Goal | Go through the material and pull out every line with the string "chart" in it.

Data lines |
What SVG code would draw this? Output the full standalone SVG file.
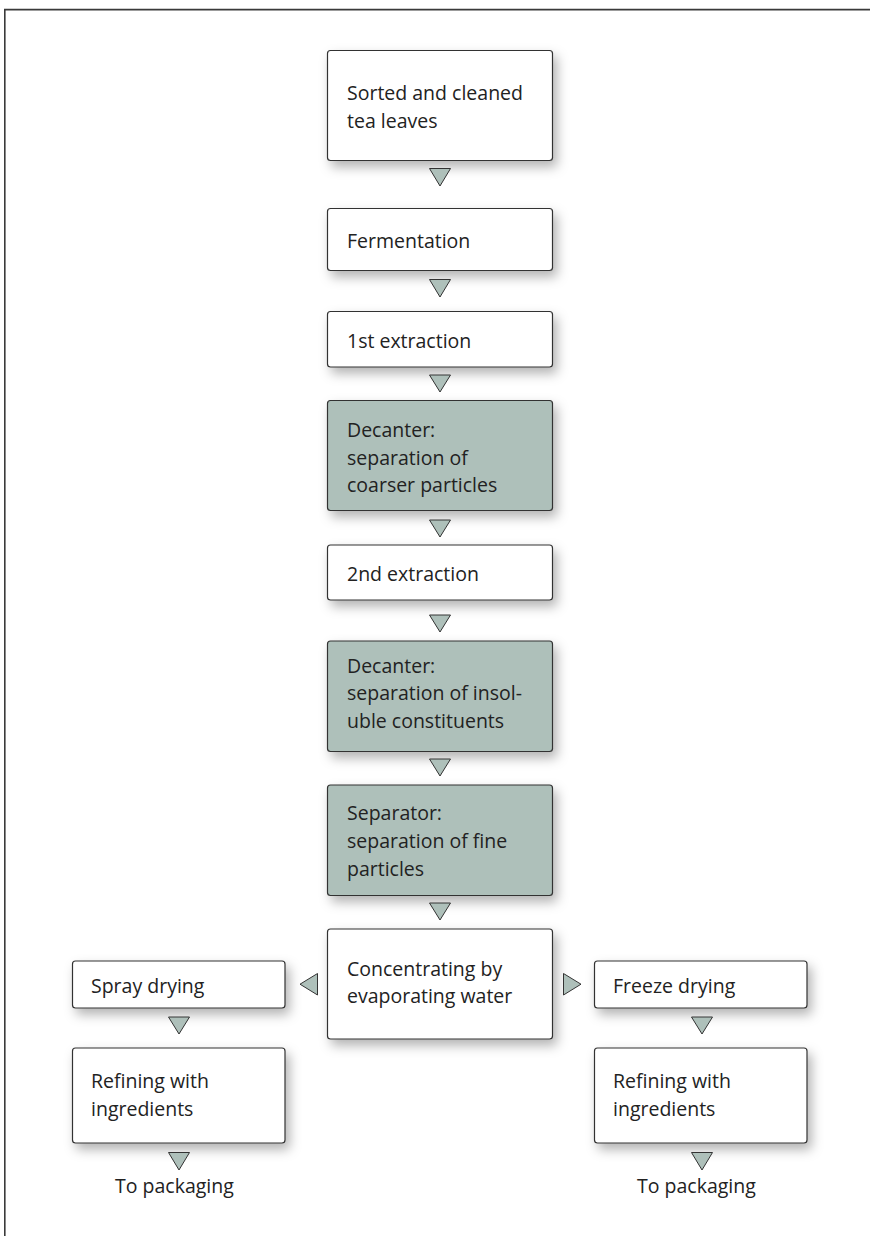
<svg xmlns="http://www.w3.org/2000/svg" width="870" height="1236" viewBox="0 0 870 1236">
<style>
.box{fill:#ffffff;stroke:#333333;stroke-width:1.2;filter:url(#sh)}
.dark{fill:#aec0ba}
.t{font-family:"Open Sans","Noto Sans",sans-serif;font-size:19.5px;fill:#222222}
.arr{fill:#aec0ba;stroke:#333333;stroke-width:1}
.frame{stroke:#3a3a3a;stroke-width:1.6;fill:none}
</style>
<defs>
<filter id="sh" x="-20%" y="-20%" width="150%" height="160%">
<feDropShadow dx="4" dy="6" stdDeviation="6" flood-color="#000" flood-opacity="0.3"/>
</filter>
</defs>
<rect width="870" height="1236" fill="#ffffff"/>
<path class="frame" d="M4.8 1236 V9.6 H870"/>

<g id="n1"><rect class="box" x="327.5" y="50.5" width="225" height="110" rx="3"/>
<text class="t" x="347" y="100">Sorted and cleaned</text><text class="t" x="347" y="128">tea leaves</text></g>
<g id="n2"><rect class="box" x="327.5" y="208.5" width="225" height="62" rx="3"/>
<text class="t" x="347" y="248">Fermentation</text></g>
<g id="n3"><rect class="box" x="327.5" y="311.5" width="225" height="55.5" rx="3"/>
<text class="t" x="347" y="348">1st extraction</text></g>
<g id="n4"><rect class="box dark" x="327.5" y="400.5" width="225" height="110" rx="3"/>
<text class="t" x="347" y="437">Decanter:</text><text class="t" x="347" y="465">separation of</text><text class="t" x="347" y="492">coarser particles</text></g>
<g id="n5"><rect class="box" x="327.5" y="545" width="225" height="55" rx="3"/>
<text class="t" x="347" y="581">2nd extraction</text></g>
<g id="n6"><rect class="box dark" x="327.5" y="641" width="225" height="110.5" rx="3"/>
<text class="t" x="347" y="673">Decanter:</text><text class="t" x="347" y="700">separation of insol-</text><text class="t" x="347" y="728">uble constituents</text></g>
<g id="n7"><rect class="box dark" x="327.5" y="785" width="225" height="110.5" rx="3"/>
<text class="t" x="347" y="820">Separator:</text><text class="t" x="347" y="848">separation of fine</text><text class="t" x="347" y="876">particles</text></g>
<g id="n8"><rect class="box" x="327.5" y="929" width="225" height="110" rx="3"/>
<text class="t" x="347" y="976">Concentrating by</text><text class="t" x="347" y="1003">evaporating water</text></g>
<g id="n9"><rect class="box" x="72.5" y="961" width="212.5" height="47" rx="3"/>
<text class="t" x="91" y="993">Spray drying</text></g>
<g id="n10"><rect class="box" x="72.5" y="1048" width="212.5" height="95" rx="3"/>
<text class="t" x="91" y="1088">Refining with</text><text class="t" x="91" y="1116">ingredients</text></g>
<g id="n11"><rect class="box" x="594.5" y="961" width="212.5" height="47" rx="3"/>
<text class="t" x="613" y="993">Freeze drying</text></g>
<g id="n12"><rect class="box" x="594.5" y="1048" width="212.5" height="95" rx="3"/>
<text class="t" x="613" y="1088">Refining with</text><text class="t" x="613" y="1116">ingredients</text></g>
<g id="out1"><text class="t" x="115" y="1193">To packaging</text></g>
<g id="out2"><text class="t" x="637" y="1193">To packaging</text></g>

<g id="connectors">
<polygon class="arr" points="429.5,168.5 450.5,168.5 440,186"/>
<polygon class="arr" points="429.5,279.5 450.5,279.5 440,297"/>
<polygon class="arr" points="429.5,375 450.5,375 440,392"/>
<polygon class="arr" points="429.5,520 450.5,520 440,537"/>
<polygon class="arr" points="429.5,615 450.5,615 440,632"/>
<polygon class="arr" points="429.5,759 450.5,759 440,776"/>
<polygon class="arr" points="429.5,903 450.5,903 440,920"/>
<polygon class="arr" points="317.5,973.5 317.5,995 300,984.2"/>
<polygon class="arr" points="563.5,973.5 563.5,995 581,984.2"/>
<polygon class="arr" points="168.5,1017 189.5,1017 179,1034"/>
<polygon class="arr" points="168.5,1152.5 189.5,1152.5 179,1170"/>
<polygon class="arr" points="691.5,1017 712.5,1017 702,1034"/>
<polygon class="arr" points="691.5,1152.5 712.5,1152.5 702,1170"/>
</g>
</svg>
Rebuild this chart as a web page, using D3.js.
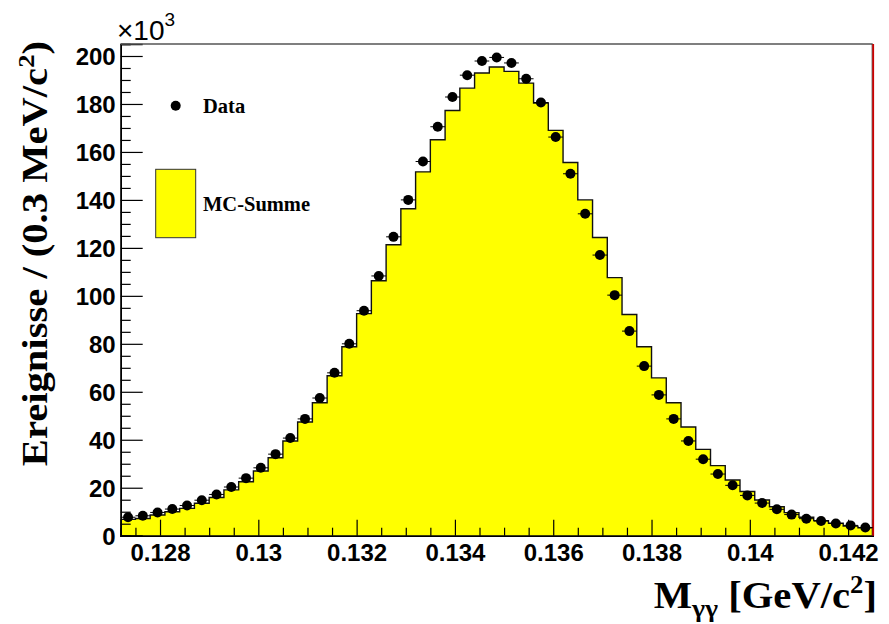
<!DOCTYPE html>
<html>
<head>
<meta charset="utf-8">
<script src="https://cdn.jsdelivr.net/npm/d3@7"></script>
<style>
  html, body { margin: 0; padding: 0; background: #fff; }
  svg { display: block; }
</style>
</head>
<body>
<svg id="chart" width="889" height="624"></svg>
<script>
// Binning of the diphoton invariant mass (GeV/c^2)
const binStart = 0.1272;
const binWidth = 0.0003;

// Entries per bin, in thousands
const dataCounts = [7.7, 8.3, 9.7, 11.1, 12.6, 14.8, 17.2, 20.3, 24.0, 28.3,
  34.0, 40.7, 48.7, 57.4, 67.9, 80.0, 93.8, 108.3, 124.6, 140.0,
  156.0, 170.5, 182.9, 192.0, 197.9, 199.4, 197.1, 190.5, 180.6, 166.2,
  150.9, 134.2, 117.0, 100.3, 85.3, 70.7, 58.7, 48.7, 39.5, 31.9,
  25.7, 21.0, 16.8, 13.6, 11.0, 8.8, 7.1, 6.1, 5.1, 4.3, 3.4];

const mcCounts = [6.8, 7.2, 8.6, 10.0, 11.4, 13.5, 15.9, 19.1, 22.5, 27.0,
  32.5, 39.5, 47.4, 55.4, 66.7, 78.8, 92.6, 106.3, 121.3, 136.3,
  151.7, 165.1, 177.3, 186.6, 192.9, 195.4, 193.6, 188.7, 180.4, 169.0,
  155.6, 140.0, 124.3, 107.6, 92.2, 78.8, 65.8, 55.4, 45.3, 36.0,
  29.2, 23.2, 18.4, 14.9, 12.1, 9.6, 7.7, 6.3, 5.2, 4.0, 3.3];

// Axis ticks
const xMajorTicks = [0.128, 0.130, 0.132, 0.134, 0.136, 0.138, 0.140, 0.142];
const xTickLabels = ["0.128", "0.13", "0.132", "0.134", "0.136", "0.138", "0.14", "0.142"];
const xMinorTicks = [0.1275, 0.1285, 0.129, 0.1295, 0.1305, 0.131, 0.1315, 0.1325, 0.133, 0.1335,
  0.1345, 0.135, 0.1355, 0.1365, 0.137, 0.1375, 0.1385, 0.139, 0.1395, 0.1405, 0.141, 0.1415, 0.1425];
const yMajorTicks = [0, 20, 40, 60, 80, 100, 120, 140, 160, 180, 200];
const yMinorTicks = [5, 10, 15, 25, 30, 35, 45, 50, 55, 65, 70, 75, 85, 90, 95, 105, 110, 115,
  125, 130, 135, 145, 150, 155, 165, 170, 175, 185, 190, 195, 205];

const legendLabels = ["Data", "MC-Summe"];

const xMin = binStart, xMax = binStart + binWidth * dataCounts.length;
const yMax = 205;

const svg = d3.select("#chart");
const L = 120.7, R = 872.7, T = 44, B = 535.7;

const x = d3.scaleLinear().domain([xMin, xMax]).range([L, R]);
const y = d3.scaleLinear().domain([0, yMax]).range([B, T]);

const edge = i => binStart + i * binWidth;
const stepPts = mcCounts.map((v, i) => [edge(i), v]).concat([[edge(mcCounts.length), mcCounts[mcCounts.length - 1]]]);

// MC sum: filled step histogram
svg.append("path")
  .datum(stepPts)
  .attr("fill", "#ffff00")
  .attr("d", d3.area().curve(d3.curveStepAfter).x(d => x(d[0])).y0(y(0)).y1(d => y(d[1])));

svg.append("path")
  .datum(stepPts)
  .attr("fill", "none")
  .attr("stroke", "#111")
  .attr("stroke-width", 1.4)
  .attr("d", d3.line().curve(d3.curveStepAfter).x(d => x(d[0])).y(d => y(d[1])));

// Axes
const fontTick = "'Liberation Sans', Arial, sans-serif";
const fontTitle = "'Liberation Serif', 'Times New Roman', serif";

const xAxis = svg.append("g").attr("transform", `translate(0,${B})`)
  .call(d3.axisBottom(x).tickValues(xMajorTicks).tickSize(-16).tickPadding(8)
    .tickFormat((d, i) => xTickLabels[i]));
const xMinor = svg.append("g").attr("transform", `translate(0,${B})`)
  .call(d3.axisBottom(x).tickValues(xMinorTicks).tickSize(-8).tickFormat(""));

const yAxis = svg.append("g").attr("transform", `translate(${L},0)`)
  .call(d3.axisLeft(y).tickValues(yMajorTicks).tickSize(-22).tickPadding(5));
const yMinor = svg.append("g").attr("transform", `translate(${L},0)`)
  .call(d3.axisLeft(y).tickValues(yMinorTicks).tickSize(-10).tickFormat(""));

[xAxis, xMinor, yAxis, yMinor].forEach(g => {
  g.select(".domain").attr("stroke", "#000").attr("stroke-width", 1.5);
  g.selectAll(".tick line").attr("stroke", "#000").attr("stroke-width", 1.2);
  g.selectAll(".tick text")
    .attr("fill", "#000")
    .style("font-family", fontTick)
    .style("font-weight", "bold")
    .style("font-size", "24px");
});
yAxis.selectAll(".tick text").attr("dy", "0.36em");

// Frame top and right edge
svg.append("line").attr("x1", L).attr("x2", R).attr("y1", T).attr("y2", T)
  .attr("stroke", "#555").attr("stroke-width", 1.5);
svg.append("line").attr("x1", R - 0.5).attr("x2", R - 0.5).attr("y1", T).attr("y2", B)
  .attr("stroke", "#333").attr("stroke-width", 1);
svg.append("line").attr("x1", R + 0.5).attr("x2", R + 0.5).attr("y1", T).attr("y2", B)
  .attr("stroke", "#cc0000").attr("stroke-width", 1.8);

// Data points with horizontal bin-width bars
const pts = svg.append("g");
dataCounts.forEach((v, i) => {
  const cx = edge(i) + binWidth / 2;
  pts.append("line")
    .attr("x1", x(edge(i))).attr("x2", x(edge(i + 1)))
    .attr("y1", y(v)).attr("y2", y(v))
    .attr("stroke", "#000").attr("stroke-width", 1);
  pts.append("circle")
    .attr("cx", x(cx)).attr("cy", y(v)).attr("r", 5)
    .attr("fill", "#000");
});

// Exponent label
const expo = svg.append("text").attr("x", 117).attr("y", 40)
  .style("font-family", fontTick).style("font-size", "28px").attr("fill", "#000");
expo.append("tspan").text("\u00d710");
expo.append("tspan").attr("dy", -14).style("font-size", "19px").text("3");

// Axis titles
const yTitle = svg.append("text")
  .attr("transform", "translate(47,41) rotate(-90) scale(1.16,1)")
  .attr("text-anchor", "end")
  .style("font-family", fontTitle).style("font-weight", "bold").style("font-size", "35px")
  .attr("fill", "#000");
yTitle.append("tspan").text("Ereignisse / (0.3 MeV/c");
yTitle.append("tspan").attr("dy", -13).style("font-size", "23px").text("2");
yTitle.append("tspan").attr("dy", 13).text(")");

const xTitle = svg.append("text")
  .attr("transform", "translate(877,608) scale(1.07,1)")
  .attr("text-anchor", "end")
  .style("font-family", fontTitle).style("font-weight", "bold").style("font-size", "38px")
  .attr("fill", "#000");
xTitle.append("tspan").text("M");
xTitle.append("tspan").attr("dy", 9).style("font-size", "26px").text("\u03b3\u03b3");
xTitle.append("tspan").attr("dy", -9).text(" [GeV/c");
xTitle.append("tspan").attr("dy", -15).style("font-size", "25px").text("2");
xTitle.append("tspan").attr("dy", 15).text("]");

// Legend
const leg = svg.append("g");
leg.append("circle").attr("cx", 175.7).attr("cy", 105.7).attr("r", 5).attr("fill", "#000");
leg.append("rect").attr("x", 155.7).attr("y", 169.3).attr("width", 40).attr("height", 68.4)
  .attr("fill", "#ffff00").attr("stroke", "#333").attr("stroke-width", 1);
leg.selectAll("text.lab").data(legendLabels).enter().append("text")
  .attr("class", "lab")
  .attr("x", 203)
  .attr("y", (d, i) => i === 0 ? 112.7 : 211)
  .style("font-family", fontTitle).style("font-weight", "bold").style("font-size", "20.5px")
  .attr("fill", "#000")
  .text(d => d);
</script>
</body>
</html>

Completed task |
Rebuild this chart as a web page, using D3.js.
<svg id="chart" width="889" height="624"></svg>
const svg = d3.select("#chart");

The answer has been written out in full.